Вдруг поднялась стрельба. Немцы рванулись к машине (а разошлись они уже по разным улицам и сбегались не одновременно). Машина удрала. Папа понял, что подходят наши, и бросился туда, откуда раздавалась стрельба. Пробежав минут десять, он добежал до уцелевших кварталов. Забежав за угол, увидел деревянный мост через речку. Мост, почему-то, немцы не сожгли. Не успели, ожидая отступающие части? Кто знает. Перед мостом, ближе к папе, лежал труп немца-поджигателя, с факелом около руки. Факел ещё даже горел. Папе запомнилось, что это была большая палка, обмотанная тряпками и пропитанная бензином. Поэтому и горел хорошо. Как ни странно, но это был первый убитый, которого папа сам видел за всю войну, не считая погибших летчиков. Никого вокруг не было. Потом уже другие мальчишки рассказали, что передовой отряд советской армии как раз настиг поджигателей в момент их «работы». Открыв огонь от моста, солдаты убили одного немца, а остальные успели удрать. Советские же солдаты же, не останавливаясь, промчались дальше.
Папа, никого не видя, опасливо пошёл к мосту. Мы спросили его, не подумал ли он, что мост мог быть заминирован. Нет, не подумал. Или забыл про то, что подумал. Скорей всего, даже не соображал про мины. Подошел к мосту, перешел по нему на другую сторону речки. Всё так же никого не было и стояла тишина.
Папа прошелся по улице, точнее, уже по загородной дороге. Было очень сухо, солнечно. Вышел на окраину города, обошел плетень и тут же увидел солдата в погонах. Тот стоял совсем рядом, оглядывался, держал за повод лошадь.
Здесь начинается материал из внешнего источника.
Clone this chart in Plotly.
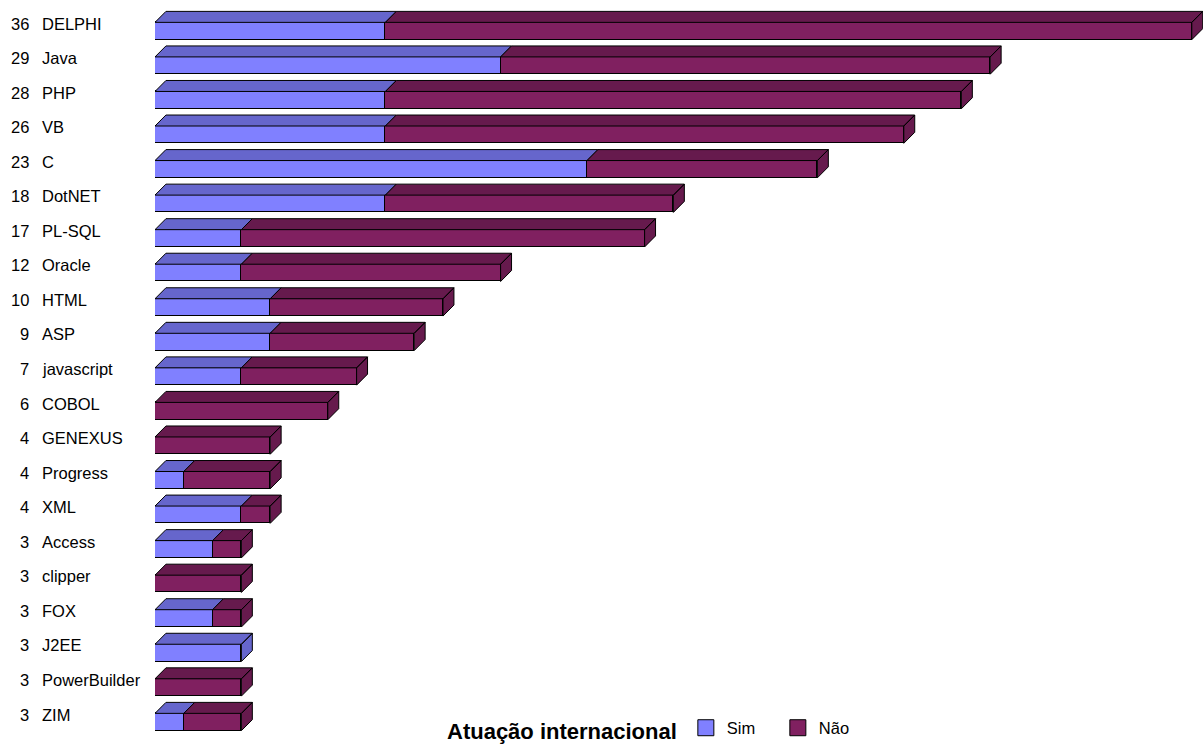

Голова солдата была повязана бинтом, сквозь который проступала кровь. Шея лошади тоже была завязана бинтами и тоже с кровью. За плечами солдата висела винтовка. Ноги были обуты в сапоги. На голове, натянутая на бинты, торчала солдатская папаха-кубанка.
Папа очень испугался, потому что наши погон не носили, сапог тоже не носили, это он прекрасно знал – у солдат и командиров петлицы, у солдат на ногах обмотки! Но и не немецкая форма. Значит, какие-то еще непонятные люди. Хотел броситься бежать, но солдат его заметил, махнул рукой, подзывая, и улыбнулся. Папа сделал пару шагов, всё ещё не понимая, кто это. Тут солдат весело сказал: – Да не бойся, пацан, свои, свои, русские.
Но папа, зная, что полицаи тоже русские, был готов дать дёру и держался всё так же настороженно. Тут солдат спросил: – Парень, а где тут самогон можно раздобыть, а? А то в горле пересохло! Посидеть бы, выпить, а?…
Папа понял, что это свои, потому что полицай поостерегся бы пить, когда последние немцы уже ушли. А раз человек собирается сидеть и пить, значит, свой. Только тут папа вдруг понял, что солдат уже был далеко не трезв, но держался на ногах твёрдо и «понятия» не терял.